_What you have to do_: Starting at the first line of the listing below, retype each line up to and including the one that contains "0.32, 0.24, 0.34];". Leave pictures out.

_Collected material_:

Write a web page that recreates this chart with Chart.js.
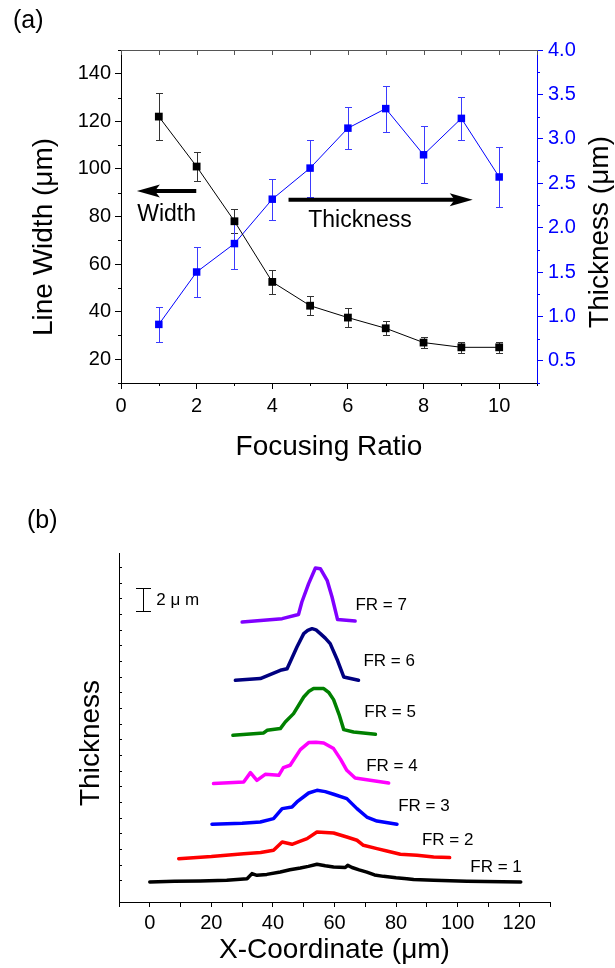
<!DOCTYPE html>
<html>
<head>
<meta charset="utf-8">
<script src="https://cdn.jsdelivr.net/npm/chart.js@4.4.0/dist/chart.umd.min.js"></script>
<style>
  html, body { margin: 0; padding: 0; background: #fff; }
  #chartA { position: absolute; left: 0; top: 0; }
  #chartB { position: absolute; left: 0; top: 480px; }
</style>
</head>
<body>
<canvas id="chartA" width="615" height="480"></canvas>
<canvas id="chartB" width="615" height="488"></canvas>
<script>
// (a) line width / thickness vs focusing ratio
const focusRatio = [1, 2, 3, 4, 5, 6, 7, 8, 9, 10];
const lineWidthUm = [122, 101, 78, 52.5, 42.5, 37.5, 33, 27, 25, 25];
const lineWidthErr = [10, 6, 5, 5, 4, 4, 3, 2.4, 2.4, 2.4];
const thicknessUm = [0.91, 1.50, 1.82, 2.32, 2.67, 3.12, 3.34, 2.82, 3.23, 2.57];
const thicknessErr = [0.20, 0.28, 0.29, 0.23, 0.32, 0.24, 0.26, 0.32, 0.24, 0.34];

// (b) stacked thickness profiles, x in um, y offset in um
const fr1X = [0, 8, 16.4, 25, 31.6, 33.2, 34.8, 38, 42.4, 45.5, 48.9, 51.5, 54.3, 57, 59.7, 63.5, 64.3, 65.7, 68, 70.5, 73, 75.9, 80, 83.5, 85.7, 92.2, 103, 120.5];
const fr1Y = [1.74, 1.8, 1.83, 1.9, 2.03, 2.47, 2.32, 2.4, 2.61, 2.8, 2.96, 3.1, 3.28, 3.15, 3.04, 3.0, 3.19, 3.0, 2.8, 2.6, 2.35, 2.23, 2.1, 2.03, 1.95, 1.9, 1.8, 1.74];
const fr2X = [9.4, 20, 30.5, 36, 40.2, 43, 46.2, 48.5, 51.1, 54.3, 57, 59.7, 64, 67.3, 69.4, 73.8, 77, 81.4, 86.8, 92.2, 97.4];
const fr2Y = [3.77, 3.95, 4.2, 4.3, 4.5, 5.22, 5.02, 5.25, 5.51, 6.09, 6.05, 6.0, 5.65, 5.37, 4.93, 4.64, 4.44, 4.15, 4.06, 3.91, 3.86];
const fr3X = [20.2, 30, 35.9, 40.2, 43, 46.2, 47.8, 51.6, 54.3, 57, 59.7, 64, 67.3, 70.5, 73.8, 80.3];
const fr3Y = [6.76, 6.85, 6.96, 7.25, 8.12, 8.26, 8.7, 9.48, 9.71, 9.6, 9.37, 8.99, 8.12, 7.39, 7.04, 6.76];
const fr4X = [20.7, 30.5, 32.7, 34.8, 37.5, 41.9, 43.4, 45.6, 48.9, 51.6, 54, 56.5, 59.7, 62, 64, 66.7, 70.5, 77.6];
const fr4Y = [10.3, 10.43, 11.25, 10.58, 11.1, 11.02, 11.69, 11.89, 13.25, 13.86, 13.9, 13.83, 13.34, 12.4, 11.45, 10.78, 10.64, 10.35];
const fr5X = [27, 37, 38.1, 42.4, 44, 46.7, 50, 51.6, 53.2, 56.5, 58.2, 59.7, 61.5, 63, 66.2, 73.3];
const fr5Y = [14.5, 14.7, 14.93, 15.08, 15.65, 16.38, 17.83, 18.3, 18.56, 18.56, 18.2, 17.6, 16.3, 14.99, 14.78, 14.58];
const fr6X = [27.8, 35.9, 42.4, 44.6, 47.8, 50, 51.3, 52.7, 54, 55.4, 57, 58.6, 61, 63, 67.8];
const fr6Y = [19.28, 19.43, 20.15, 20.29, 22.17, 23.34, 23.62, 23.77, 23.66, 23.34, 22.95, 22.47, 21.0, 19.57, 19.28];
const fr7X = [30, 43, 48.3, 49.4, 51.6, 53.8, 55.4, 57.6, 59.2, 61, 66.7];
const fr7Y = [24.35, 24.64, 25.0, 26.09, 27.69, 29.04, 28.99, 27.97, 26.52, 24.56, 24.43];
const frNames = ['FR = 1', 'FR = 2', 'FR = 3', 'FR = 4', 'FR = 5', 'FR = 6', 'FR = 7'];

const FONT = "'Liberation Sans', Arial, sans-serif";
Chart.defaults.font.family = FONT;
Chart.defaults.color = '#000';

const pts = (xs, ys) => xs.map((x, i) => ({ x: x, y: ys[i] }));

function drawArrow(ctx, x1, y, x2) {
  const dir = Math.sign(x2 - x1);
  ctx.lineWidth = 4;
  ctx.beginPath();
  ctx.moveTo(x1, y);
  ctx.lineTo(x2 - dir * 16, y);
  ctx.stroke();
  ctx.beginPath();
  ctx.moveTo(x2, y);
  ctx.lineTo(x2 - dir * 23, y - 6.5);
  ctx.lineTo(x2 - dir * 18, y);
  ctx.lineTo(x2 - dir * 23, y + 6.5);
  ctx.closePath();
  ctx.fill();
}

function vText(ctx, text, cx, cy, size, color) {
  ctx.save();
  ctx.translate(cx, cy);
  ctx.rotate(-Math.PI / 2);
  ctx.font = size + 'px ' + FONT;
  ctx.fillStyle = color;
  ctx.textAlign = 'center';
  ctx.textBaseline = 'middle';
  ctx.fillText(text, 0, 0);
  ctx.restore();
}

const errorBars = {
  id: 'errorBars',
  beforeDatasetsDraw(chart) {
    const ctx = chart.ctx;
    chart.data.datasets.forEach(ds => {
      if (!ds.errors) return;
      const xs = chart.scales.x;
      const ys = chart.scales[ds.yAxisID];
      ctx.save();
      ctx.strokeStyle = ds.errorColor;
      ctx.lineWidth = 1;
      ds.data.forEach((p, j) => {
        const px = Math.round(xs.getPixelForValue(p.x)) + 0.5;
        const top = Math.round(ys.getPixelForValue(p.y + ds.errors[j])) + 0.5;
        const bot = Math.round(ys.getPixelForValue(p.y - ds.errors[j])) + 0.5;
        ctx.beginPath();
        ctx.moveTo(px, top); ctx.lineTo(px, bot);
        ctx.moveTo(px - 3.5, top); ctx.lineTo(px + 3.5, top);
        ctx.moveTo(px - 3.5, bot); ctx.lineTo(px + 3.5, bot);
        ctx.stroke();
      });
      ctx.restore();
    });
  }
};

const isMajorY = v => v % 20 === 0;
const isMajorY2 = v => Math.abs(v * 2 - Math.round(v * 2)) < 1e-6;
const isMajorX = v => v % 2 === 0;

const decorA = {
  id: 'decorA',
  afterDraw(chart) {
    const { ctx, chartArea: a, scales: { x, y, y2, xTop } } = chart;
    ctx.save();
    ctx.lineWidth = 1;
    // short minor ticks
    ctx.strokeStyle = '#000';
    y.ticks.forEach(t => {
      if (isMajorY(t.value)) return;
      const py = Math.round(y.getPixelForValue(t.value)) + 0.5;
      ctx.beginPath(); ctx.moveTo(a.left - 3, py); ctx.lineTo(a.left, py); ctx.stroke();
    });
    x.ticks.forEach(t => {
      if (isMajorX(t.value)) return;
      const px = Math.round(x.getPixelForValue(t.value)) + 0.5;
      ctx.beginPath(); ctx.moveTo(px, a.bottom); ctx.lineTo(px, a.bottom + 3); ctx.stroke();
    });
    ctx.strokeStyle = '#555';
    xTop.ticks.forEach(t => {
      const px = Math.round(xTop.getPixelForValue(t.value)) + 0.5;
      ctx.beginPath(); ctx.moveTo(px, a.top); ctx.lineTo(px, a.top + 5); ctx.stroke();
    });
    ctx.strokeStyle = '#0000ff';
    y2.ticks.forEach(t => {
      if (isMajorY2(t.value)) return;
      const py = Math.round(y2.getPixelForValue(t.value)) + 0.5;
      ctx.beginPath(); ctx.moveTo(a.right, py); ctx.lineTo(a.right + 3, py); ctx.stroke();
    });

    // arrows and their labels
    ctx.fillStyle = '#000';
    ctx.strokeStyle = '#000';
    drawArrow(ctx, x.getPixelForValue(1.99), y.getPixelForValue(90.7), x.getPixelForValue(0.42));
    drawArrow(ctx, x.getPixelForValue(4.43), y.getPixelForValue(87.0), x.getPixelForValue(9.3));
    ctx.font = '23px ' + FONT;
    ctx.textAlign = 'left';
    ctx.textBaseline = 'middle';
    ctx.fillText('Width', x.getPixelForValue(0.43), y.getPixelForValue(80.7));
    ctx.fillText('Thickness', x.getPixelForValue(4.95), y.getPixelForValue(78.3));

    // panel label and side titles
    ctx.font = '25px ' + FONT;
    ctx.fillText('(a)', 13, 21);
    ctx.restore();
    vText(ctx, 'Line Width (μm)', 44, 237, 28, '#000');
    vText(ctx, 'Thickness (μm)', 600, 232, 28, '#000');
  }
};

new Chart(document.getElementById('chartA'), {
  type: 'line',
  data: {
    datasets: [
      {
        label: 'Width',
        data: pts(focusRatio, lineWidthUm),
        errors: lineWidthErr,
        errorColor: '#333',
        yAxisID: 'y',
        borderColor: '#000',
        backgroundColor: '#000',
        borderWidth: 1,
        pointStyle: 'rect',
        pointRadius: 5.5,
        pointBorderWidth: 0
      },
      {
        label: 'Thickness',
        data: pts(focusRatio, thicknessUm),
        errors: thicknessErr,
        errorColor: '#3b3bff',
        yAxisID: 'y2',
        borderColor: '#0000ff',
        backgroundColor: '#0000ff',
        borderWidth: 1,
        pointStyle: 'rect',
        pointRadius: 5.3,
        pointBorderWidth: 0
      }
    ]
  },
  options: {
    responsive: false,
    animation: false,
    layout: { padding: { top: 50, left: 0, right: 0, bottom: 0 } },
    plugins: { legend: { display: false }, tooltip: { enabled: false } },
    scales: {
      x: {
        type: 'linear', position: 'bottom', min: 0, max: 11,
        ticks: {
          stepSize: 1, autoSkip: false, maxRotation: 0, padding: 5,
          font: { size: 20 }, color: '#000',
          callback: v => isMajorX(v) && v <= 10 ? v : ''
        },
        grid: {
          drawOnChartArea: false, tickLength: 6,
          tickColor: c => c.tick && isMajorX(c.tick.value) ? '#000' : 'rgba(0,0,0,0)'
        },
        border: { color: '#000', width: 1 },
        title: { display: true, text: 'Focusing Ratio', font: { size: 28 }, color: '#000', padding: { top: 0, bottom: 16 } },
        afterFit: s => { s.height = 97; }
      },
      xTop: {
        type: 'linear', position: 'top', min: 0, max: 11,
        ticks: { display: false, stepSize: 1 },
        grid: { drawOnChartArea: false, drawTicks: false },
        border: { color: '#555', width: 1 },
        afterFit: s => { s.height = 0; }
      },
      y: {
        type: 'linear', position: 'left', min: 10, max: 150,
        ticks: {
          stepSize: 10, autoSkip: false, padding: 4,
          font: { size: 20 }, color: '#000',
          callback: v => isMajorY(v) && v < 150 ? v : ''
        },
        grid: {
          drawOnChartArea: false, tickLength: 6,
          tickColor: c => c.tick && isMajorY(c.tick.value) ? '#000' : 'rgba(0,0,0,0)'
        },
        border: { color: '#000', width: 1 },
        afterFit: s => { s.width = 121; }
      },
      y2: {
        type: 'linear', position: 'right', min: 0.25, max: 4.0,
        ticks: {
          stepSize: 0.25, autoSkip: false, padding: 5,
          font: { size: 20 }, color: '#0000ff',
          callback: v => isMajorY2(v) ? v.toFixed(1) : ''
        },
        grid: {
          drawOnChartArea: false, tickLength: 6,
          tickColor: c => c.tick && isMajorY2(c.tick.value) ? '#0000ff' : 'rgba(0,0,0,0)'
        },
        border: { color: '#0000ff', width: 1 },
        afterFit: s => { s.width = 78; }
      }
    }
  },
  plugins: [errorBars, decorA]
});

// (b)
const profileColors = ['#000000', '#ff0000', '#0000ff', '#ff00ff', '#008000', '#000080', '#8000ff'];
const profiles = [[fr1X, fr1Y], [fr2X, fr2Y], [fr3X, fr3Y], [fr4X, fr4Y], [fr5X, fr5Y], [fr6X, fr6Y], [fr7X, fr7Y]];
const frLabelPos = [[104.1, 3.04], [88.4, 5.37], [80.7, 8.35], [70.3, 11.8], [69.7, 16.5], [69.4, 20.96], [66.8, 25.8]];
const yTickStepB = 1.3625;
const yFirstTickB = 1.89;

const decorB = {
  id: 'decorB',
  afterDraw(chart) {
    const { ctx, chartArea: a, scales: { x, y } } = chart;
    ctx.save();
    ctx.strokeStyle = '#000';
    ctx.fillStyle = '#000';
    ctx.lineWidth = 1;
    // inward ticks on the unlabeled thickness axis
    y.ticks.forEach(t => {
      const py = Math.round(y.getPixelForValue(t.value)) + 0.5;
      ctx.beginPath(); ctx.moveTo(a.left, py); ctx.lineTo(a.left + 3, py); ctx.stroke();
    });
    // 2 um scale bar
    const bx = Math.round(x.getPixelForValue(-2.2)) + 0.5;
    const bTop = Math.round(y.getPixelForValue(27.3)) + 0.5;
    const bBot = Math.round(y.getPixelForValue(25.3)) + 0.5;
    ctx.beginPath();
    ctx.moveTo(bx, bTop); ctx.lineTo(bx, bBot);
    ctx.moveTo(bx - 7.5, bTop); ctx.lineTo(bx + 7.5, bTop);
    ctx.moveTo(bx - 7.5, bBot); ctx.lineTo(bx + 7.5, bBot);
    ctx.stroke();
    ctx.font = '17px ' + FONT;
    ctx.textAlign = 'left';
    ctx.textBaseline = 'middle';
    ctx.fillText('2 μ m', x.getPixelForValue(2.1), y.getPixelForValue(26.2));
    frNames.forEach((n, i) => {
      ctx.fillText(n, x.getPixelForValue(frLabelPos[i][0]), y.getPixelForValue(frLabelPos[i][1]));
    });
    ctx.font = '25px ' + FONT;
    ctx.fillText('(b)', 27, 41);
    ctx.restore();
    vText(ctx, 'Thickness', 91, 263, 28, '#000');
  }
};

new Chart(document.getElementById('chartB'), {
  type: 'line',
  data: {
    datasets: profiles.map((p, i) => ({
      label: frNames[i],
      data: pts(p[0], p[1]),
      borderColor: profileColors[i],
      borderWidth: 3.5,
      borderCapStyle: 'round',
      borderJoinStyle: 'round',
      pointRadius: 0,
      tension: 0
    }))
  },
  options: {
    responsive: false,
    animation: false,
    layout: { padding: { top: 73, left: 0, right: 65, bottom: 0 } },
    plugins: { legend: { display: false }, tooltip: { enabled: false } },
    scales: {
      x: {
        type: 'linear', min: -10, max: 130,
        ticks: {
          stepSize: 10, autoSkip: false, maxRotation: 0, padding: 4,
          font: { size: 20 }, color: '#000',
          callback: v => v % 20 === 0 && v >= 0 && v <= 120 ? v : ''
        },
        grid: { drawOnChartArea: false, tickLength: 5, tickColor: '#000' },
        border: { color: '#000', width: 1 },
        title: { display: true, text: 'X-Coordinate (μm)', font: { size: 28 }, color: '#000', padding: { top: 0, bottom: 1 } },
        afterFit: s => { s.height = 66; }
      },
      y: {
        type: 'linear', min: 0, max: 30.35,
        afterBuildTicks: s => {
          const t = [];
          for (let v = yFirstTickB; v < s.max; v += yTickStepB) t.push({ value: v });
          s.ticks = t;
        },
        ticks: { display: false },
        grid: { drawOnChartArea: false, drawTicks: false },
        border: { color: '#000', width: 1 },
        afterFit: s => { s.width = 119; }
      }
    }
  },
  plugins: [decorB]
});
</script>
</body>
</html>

_Answer to this exercise_:
Write a web page that recreates this chart with Chart.js.
<!DOCTYPE html>
<html>
<head>
<meta charset="utf-8">
<script src="https://cdn.jsdelivr.net/npm/chart.js@4.4.0/dist/chart.umd.min.js"></script>
<style>
  html, body { margin: 0; padding: 0; background: #fff; }
  #chartA { position: absolute; left: 0; top: 0; }
  #chartB { position: absolute; left: 0; top: 480px; }
</style>
</head>
<body>
<canvas id="chartA" width="615" height="480"></canvas>
<canvas id="chartB" width="615" height="488"></canvas>
<script>
// (a) line width / thickness vs focusing ratio
const focusRatio = [1, 2, 3, 4, 5, 6, 7, 8, 9, 10];
const lineWidthUm = [122, 101, 78, 52.5, 42.5, 37.5, 33, 27, 25, 25];
const lineWidthErr = [10, 6, 5, 5, 4, 4, 3, 2.4, 2.4, 2.4];
const thicknessUm = [0.91, 1.50, 1.82, 2.32, 2.67, 3.12, 3.34, 2.82, 3.23, 2.57];
const thicknessErr = [0.20, 0.28, 0.29, 0.23, 0.32, 0.24, 0.26, 0.32, 0.24, 0.34];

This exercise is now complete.